Given data —
######
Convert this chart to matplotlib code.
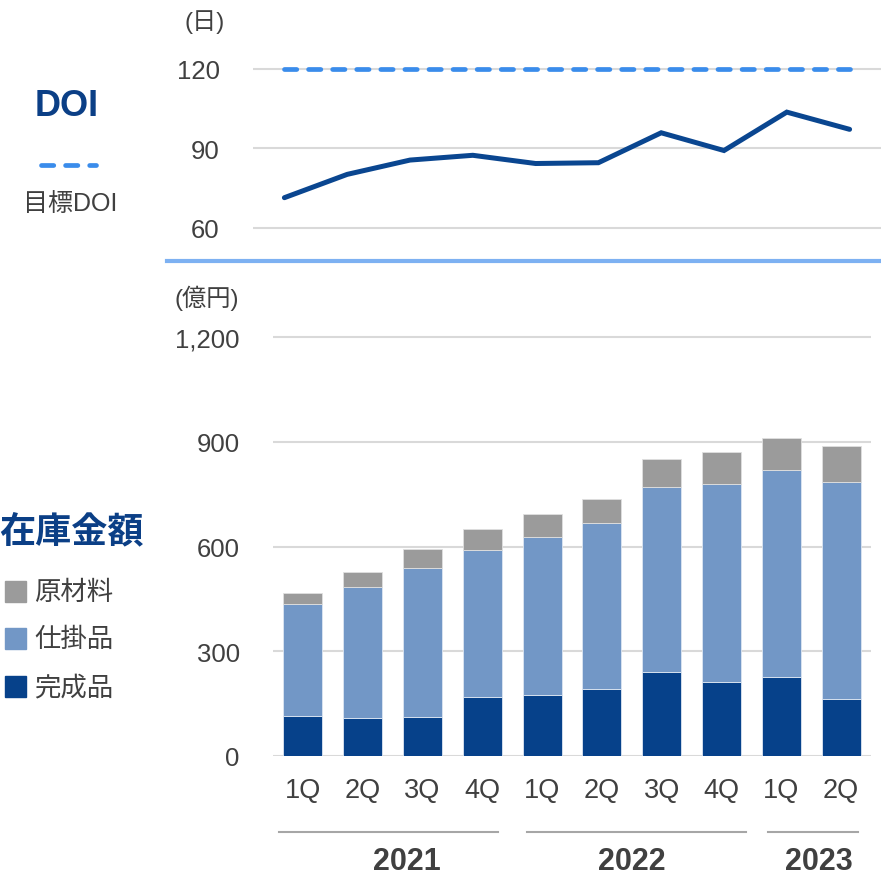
import matplotlib
matplotlib.use("Agg")
import matplotlib.pyplot as plt
from matplotlib.lines import Line2D
from matplotlib.patches import Rectangle

plt.rcParams['font.family'] = ['Liberation Sans', 'Noto Sans CJK JP', 'DejaVu Sans']

# ---- data ----
quarters = ["1Q", "2Q", "3Q", "4Q", "1Q", "2Q", "3Q", "4Q", "1Q", "2Q"]
years = ["2021", "2022", "2023"]
doi = [71.4, 80.2, 85.6, 87.4, 84.3, 84.6, 95.9, 89.2, 103.7, 97.2]
doi_target = [120] * 10
finished = [114, 109, 112, 169, 176, 192, 241, 212, 227, 164]      # 完成品
wip = [321, 375, 427, 422, 452, 476, 529, 567, 591, 621]           # 仕掛品
raw = [33, 44, 53, 59, 65, 69, 81, 91, 94, 102]                    # 原材料
series_names = ["原材料", "仕掛品", "完成品"]
doi_ticks = [60, 90, 120]
inv_ticks = [0, 300, 600, 900, 1200]
inv_ticklabels = ["0", "300", "600", "900", "1,200"]

C_FIN = "#06418A"
C_WIP = "#7297C6"
C_RAW = "#9B9B9B"
C_LINE = "#0A4690"
C_TARGET = "#3A8CEB"
C_SEP = "#7DB1F2"
C_TEXT = "#404040"
C_GRID = "#D9D9D9"

W, H = 881, 879
fig = plt.figure(figsize=(W / 100, H / 100), dpi=100)


def px_axes(x0, y0, x1, y1):
    return fig.add_axes([x0 / W, 1 - y1 / H, (x1 - x0) / W, (y1 - y0) / H])


def fx(x):
    return x / W


def fy(y):
    return 1 - y / H


# ---- top DOI chart ----
ax1 = px_axes(253, 40, 881, 262)
x = list(range(len(doi)))
ax1.plot(x, doi_target, color=C_TARGET, lw=3.4, dashes=(2.6, 2.5),
         dash_capstyle='round', zorder=3)
ax1.plot(x, doi, color=C_LINE, lw=3.6, solid_capstyle='round',
         solid_joinstyle='miter', zorder=4)
ax1.set_xlim(-0.5, 9.5)
ax1.set_ylim(47.5, 131.3)
ax1.set_yticks(doi_ticks)
ax1.set_xticks([])
ax1.grid(axis='y', color=C_GRID, lw=1.5)
ax1.set_axisbelow(True)
for s in ax1.spines.values():
    s.set_visible(False)
ax1.tick_params(axis='y', length=0, pad=24, labelsize=18.5, labelcolor=C_TEXT)

fig.text(fx(205), fy(22), "(日)", ha='center', va='center', fontsize=17.5, color=C_TEXT)

# separator
fig.add_artist(Line2D([fx(167), fx(881)], [fy(262), fy(262)], color=C_SEP, lw=3.0))

# ---- bottom inventory chart ----
ax2 = px_axes(273, 330, 871, 757)
ax2.bar(x, finished, width=0.65, color=C_FIN, edgecolor='#DDE6F2', lw=0.6, zorder=3)
bottom2 = finished
ax2.bar(x, wip, width=0.65, bottom=bottom2, color=C_WIP, edgecolor='#DDE6F2', lw=0.6, zorder=3)
bottom3 = [a + b for a, b in zip(finished, wip)]
ax2.bar(x, raw, width=0.65, bottom=bottom3, color=C_RAW, edgecolor='#E0E0E0', lw=0.6, zorder=3)
ax2.set_xlim(-0.5, 9.5)
ax2.set_ylim(0, 1223)
ax2.set_yticks(inv_ticks)
ax2.set_yticklabels(inv_ticklabels)
ax2.set_xticks(x)
ax2.set_xticklabels(quarters)
ax2.grid(axis='y', color=C_GRID, lw=1.5)
ax2.set_axisbelow(True)
for s in ax2.spines.values():
    s.set_visible(False)
ax2.tick_params(axis='y', length=0, pad=24, labelsize=18.5, labelcolor=C_TEXT)
ax2.tick_params(axis='x', length=0, pad=15, labelsize=19.5, labelcolor=C_TEXT)

fig.text(fx(207), fy(298), "(億円)", ha='center', va='center', fontsize=17.5, color=C_TEXT)

# year brackets
year_spans = [(279, 498, 407), (527, 746, 632), (768, 858, 819)]
for yr, (a, b, c) in zip(years, year_spans):
    fig.add_artist(Line2D([fx(a), fx(b)], [fy(833), fy(833)], color="#A6A6A6", lw=1.5))
    fig.text(fx(c), fy(862), yr, ha='center', va='center', fontsize=22,
             fontweight='bold', color=C_TEXT)

# ---- left annotations ----
fig.text(fx(67), fy(107), "DOI", ha='center', va='center', fontsize=26,
         fontweight='bold', color="#0B3F86")
fig.add_artist(Line2D([fx(41), fx(96)], [fy(166), fy(166)], color=C_TARGET, lw=3.4,
                      dashes=(2.6, 2.5), dash_capstyle='round'))
fig.text(fx(70), fy(204), "目標DOI", ha='center', va='center', fontsize=18, color=C_TEXT)

fig.text(fx(71), fy(533), "在庫金額", ha='center', va='center', fontsize=26,
         fontweight='bold', color="#0B3F86")
legend_y = [593, 640, 688]
legend_c = [C_RAW, C_WIP, C_FIN]
for name, yy, col in zip(series_names, legend_y, legend_c):
    fig.add_artist(Rectangle((fx(5), fy(yy + 10)), fx(21), 21 / H, color=col,
                             transform=fig.transFigure))
    fig.text(fx(34), fy(yy), name, ha='left', va='center', fontsize=19, color=C_TEXT)

fig.savefig("out.png", dpi=100)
######
Your goal — Restate the whole listing above exactly, please, omitting every image.

Solution for this problem —
Convert this chart to matplotlib code.
import matplotlib
matplotlib.use("Agg")
import matplotlib.pyplot as plt
from matplotlib.lines import Line2D
from matplotlib.patches import Rectangle

plt.rcParams['font.family'] = ['Liberation Sans', 'Noto Sans CJK JP', 'DejaVu Sans']

# ---- data ----
quarters = ["1Q", "2Q", "3Q", "4Q", "1Q", "2Q", "3Q", "4Q", "1Q", "2Q"]
years = ["2021", "2022", "2023"]
doi = [71.4, 80.2, 85.6, 87.4, 84.3, 84.6, 95.9, 89.2, 103.7, 97.2]
doi_target = [120] * 10
finished = [114, 109, 112, 169, 176, 192, 241, 212, 227, 164]      # 完成品
wip = [321, 375, 427, 422, 452, 476, 529, 567, 591, 621]           # 仕掛品
raw = [33, 44, 53, 59, 65, 69, 81, 91, 94, 102]                    # 原材料
series_names = ["原材料", "仕掛品", "完成品"]
doi_ticks = [60, 90, 120]
inv_ticks = [0, 300, 600, 900, 1200]
inv_ticklabels = ["0", "300", "600", "900", "1,200"]

C_FIN = "#06418A"
C_WIP = "#7297C6"
C_RAW = "#9B9B9B"
C_LINE = "#0A4690"
C_TARGET = "#3A8CEB"
C_SEP = "#7DB1F2"
C_TEXT = "#404040"
C_GRID = "#D9D9D9"

W, H = 881, 879
fig = plt.figure(figsize=(W / 100, H / 100), dpi=100)


def px_axes(x0, y0, x1, y1):
    return fig.add_axes([x0 / W, 1 - y1 / H, (x1 - x0) / W, (y1 - y0) / H])


def fx(x):
    return x / W


def fy(y):
    return 1 - y / H


# ---- top DOI chart ----
ax1 = px_axes(253, 40, 881, 262)
x = list(range(len(doi)))
ax1.plot(x, doi_target, color=C_TARGET, lw=3.4, dashes=(2.6, 2.5),
         dash_capstyle='round', zorder=3)
ax1.plot(x, doi, color=C_LINE, lw=3.6, solid_capstyle='round',
         solid_joinstyle='miter', zorder=4)
ax1.set_xlim(-0.5, 9.5)
ax1.set_ylim(47.5, 131.3)
ax1.set_yticks(doi_ticks)
ax1.set_xticks([])
ax1.grid(axis='y', color=C_GRID, lw=1.5)
ax1.set_axisbelow(True)
for s in ax1.spines.values():
    s.set_visible(False)
ax1.tick_params(axis='y', length=0, pad=24, labelsize=18.5, labelcolor=C_TEXT)

fig.text(fx(205), fy(22), "(日)", ha='center', va='center', fontsize=17.5, color=C_TEXT)

# separator
fig.add_artist(Line2D([fx(167), fx(881)], [fy(262), fy(262)], color=C_SEP, lw=3.0))

# ---- bottom inventory chart ----
ax2 = px_axes(273, 330, 871, 757)
ax2.bar(x, finished, width=0.65, color=C_FIN, edgecolor='#DDE6F2', lw=0.6, zorder=3)
bottom2 = finished
ax2.bar(x, wip, width=0.65, bottom=bottom2, color=C_WIP, edgecolor='#DDE6F2', lw=0.6, zorder=3)
bottom3 = [a + b for a, b in zip(finished, wip)]
ax2.bar(x, raw, width=0.65, bottom=bottom3, color=C_RAW, edgecolor='#E0E0E0', lw=0.6, zorder=3)
ax2.set_xlim(-0.5, 9.5)
ax2.set_ylim(0, 1223)
ax2.set_yticks(inv_ticks)
ax2.set_yticklabels(inv_ticklabels)
ax2.set_xticks(x)
ax2.set_xticklabels(quarters)
ax2.grid(axis='y', color=C_GRID, lw=1.5)
ax2.set_axisbelow(True)
for s in ax2.spines.values():
    s.set_visible(False)
ax2.tick_params(axis='y', length=0, pad=24, labelsize=18.5, labelcolor=C_TEXT)
ax2.tick_params(axis='x', length=0, pad=15, labelsize=19.5, labelcolor=C_TEXT)

fig.text(fx(207), fy(298), "(億円)", ha='center', va='center', fontsize=17.5, color=C_TEXT)

# year brackets
year_spans = [(279, 498, 407), (527, 746, 632), (768, 858, 819)]
for yr, (a, b, c) in zip(years, year_spans):
    fig.add_artist(Line2D([fx(a), fx(b)], [fy(833), fy(833)], color="#A6A6A6", lw=1.5))
    fig.text(fx(c), fy(862), yr, ha='center', va='center', fontsize=22,
             fontweight='bold', color=C_TEXT)

# ---- left annotations ----
fig.text(fx(67), fy(107), "DOI", ha='center', va='center', fontsize=26,
         fontweight='bold', color="#0B3F86")
fig.add_artist(Line2D([fx(41), fx(96)], [fy(166), fy(166)], color=C_TARGET, lw=3.4,
                      dashes=(2.6, 2.5), dash_capstyle='round'))
fig.text(fx(70), fy(204), "目標DOI", ha='center', va='center', fontsize=18, color=C_TEXT)

fig.text(fx(71), fy(533), "在庫金額", ha='center', va='center', fontsize=26,
         fontweight='bold', color="#0B3F86")
legend_y = [593, 640, 688]
legend_c = [C_RAW, C_WIP, C_FIN]
for name, yy, col in zip(series_names, legend_y, legend_c):
    fig.add_artist(Rectangle((fx(5), fy(yy + 10)), fx(21), 21 / H, color=col,
                             transform=fig.transFigure))
    fig.text(fx(34), fy(yy), name, ha='left', va='center', fontsize=19, color=C_TEXT)

fig.savefig("out.png", dpi=100)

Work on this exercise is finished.